WHAT TO WORK ON: Strip the pictures and reproduce the rest of the listing exactly.

RAW DATA:
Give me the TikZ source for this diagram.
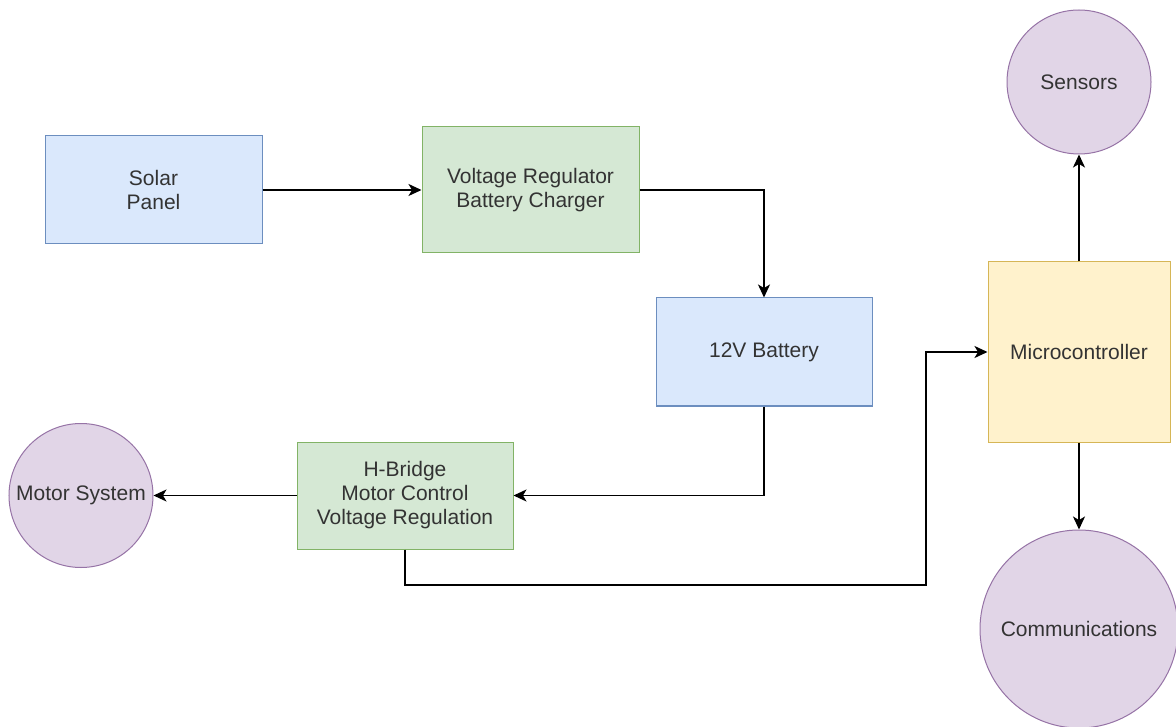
\documentclass[tikz,border=0pt]{standalone}
\usepackage{fontspec}
\setmainfont{Liberation Sans}
\usetikzlibrary{arrows.meta}
\definecolor{bluefill}{HTML}{DAE8FC}
\definecolor{bluestroke}{HTML}{6C8EBF}
\definecolor{greenfill}{HTML}{D5E8D4}
\definecolor{greenstroke}{HTML}{82B366}
\definecolor{yellowfill}{HTML}{FFF2CC}
\definecolor{yellowstroke}{HTML}{D6B656}
\definecolor{purplefill}{HTML}{E1D5E7}
\definecolor{purplestroke}{HTML}{9673A6}
\definecolor{txt}{HTML}{333333}
\begin{document}
\begin{tikzpicture}[x=1pt,y=-1pt,
  base/.style={inner sep=0pt, align=center, text=txt, line width=1pt,
    font=\fontsize{21}{24}\selectfont},
  bluebox/.style={base, rectangle, draw=bluestroke, fill=bluefill},
  greenbox/.style={base, rectangle, draw=greenstroke, fill=greenfill},
  yellowbox/.style={base, rectangle, draw=yellowstroke, fill=yellowfill},
  bubble/.style={base, circle, draw=purplestroke, fill=purplefill},
  conn/.style={draw=black, line width=1.5pt, -{Stealth[length=13pt,width=12pt,inset=3.5pt]}}
]
\useasboundingbox (0,0) rectangle (1176,727);
\fill[white] (0,0) rectangle (1176,727);

\node[bluebox, minimum width=217pt, minimum height=108pt] (solar) at (153.5,190) {Solar\\Panel};
\node[greenbox, minimum width=217pt, minimum height=126pt] (vreg) at (530.5,190) {Voltage Regulator\\Battery Charger};
\node[bluebox, minimum width=216pt, minimum height=108pt] (batt) at (764,352) {12V Battery};
\node[greenbox, minimum width=216pt, minimum height=107pt] (hbridge) at (405,495.5) {H-Bridge\\Motor Control\\Voltage Regulation};
\node[yellowbox, minimum width=182pt, minimum height=180pt] (mcu) at (1079,352) {Microcontroller};
\node[bubble, minimum size=144pt] (sensors) at (1079,82) {Sensors};
\node[bubble, minimum size=144pt] (motor) at (81,495.5) {Motor System};
\node[bubble, minimum size=198pt] (comm) at (1079,629) {Communications};

\coordinate (j1) at (926,585);

\draw[conn] (solar.east) -- (vreg.west);
\draw[conn] (vreg.east) -| (batt.north);
\draw[conn] (batt.south) |- (hbridge.east);
\draw[conn] (hbridge.west) -- (motor.east);
\draw[conn] (hbridge.south) |- (j1) |- (mcu.west);
\draw[conn] (mcu.north) -- (sensors.south);
\draw[conn] (mcu.south) -- (comm.north);
\end{tikzpicture}
\end{document}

WRITTEN SOLUTION:
Give me the TikZ source for this diagram.
\documentclass[tikz,border=0pt]{standalone}
\usepackage{fontspec}
\setmainfont{Liberation Sans}
\usetikzlibrary{arrows.meta}
\definecolor{bluefill}{HTML}{DAE8FC}
\definecolor{bluestroke}{HTML}{6C8EBF}
\definecolor{greenfill}{HTML}{D5E8D4}
\definecolor{greenstroke}{HTML}{82B366}
\definecolor{yellowfill}{HTML}{FFF2CC}
\definecolor{yellowstroke}{HTML}{D6B656}
\definecolor{purplefill}{HTML}{E1D5E7}
\definecolor{purplestroke}{HTML}{9673A6}
\definecolor{txt}{HTML}{333333}
\begin{document}
\begin{tikzpicture}[x=1pt,y=-1pt,
  base/.style={inner sep=0pt, align=center, text=txt, line width=1pt,
    font=\fontsize{21}{24}\selectfont},
  bluebox/.style={base, rectangle, draw=bluestroke, fill=bluefill},
  greenbox/.style={base, rectangle, draw=greenstroke, fill=greenfill},
  yellowbox/.style={base, rectangle, draw=yellowstroke, fill=yellowfill},
  bubble/.style={base, circle, draw=purplestroke, fill=purplefill},
  conn/.style={draw=black, line width=1.5pt, -{Stealth[length=13pt,width=12pt,inset=3.5pt]}}
]
\useasboundingbox (0,0) rectangle (1176,727);
\fill[white] (0,0) rectangle (1176,727);

\node[bluebox, minimum width=217pt, minimum height=108pt] (solar) at (153.5,190) {Solar\\Panel};
\node[greenbox, minimum width=217pt, minimum height=126pt] (vreg) at (530.5,190) {Voltage Regulator\\Battery Charger};
\node[bluebox, minimum width=216pt, minimum height=108pt] (batt) at (764,352) {12V Battery};
\node[greenbox, minimum width=216pt, minimum height=107pt] (hbridge) at (405,495.5) {H-Bridge\\Motor Control\\Voltage Regulation};
\node[yellowbox, minimum width=182pt, minimum height=180pt] (mcu) at (1079,352) {Microcontroller};
\node[bubble, minimum size=144pt] (sensors) at (1079,82) {Sensors};
\node[bubble, minimum size=144pt] (motor) at (81,495.5) {Motor System};
\node[bubble, minimum size=198pt] (comm) at (1079,629) {Communications};

\coordinate (j1) at (926,585);

\draw[conn] (solar.east) -- (vreg.west);
\draw[conn] (vreg.east) -| (batt.north);
\draw[conn] (batt.south) |- (hbridge.east);
\draw[conn] (hbridge.west) -- (motor.east);
\draw[conn] (hbridge.south) |- (j1) |- (mcu.west);
\draw[conn] (mcu.north) -- (sensors.south);
\draw[conn] (mcu.south) -- (comm.north);
\end{tikzpicture}
\end{document}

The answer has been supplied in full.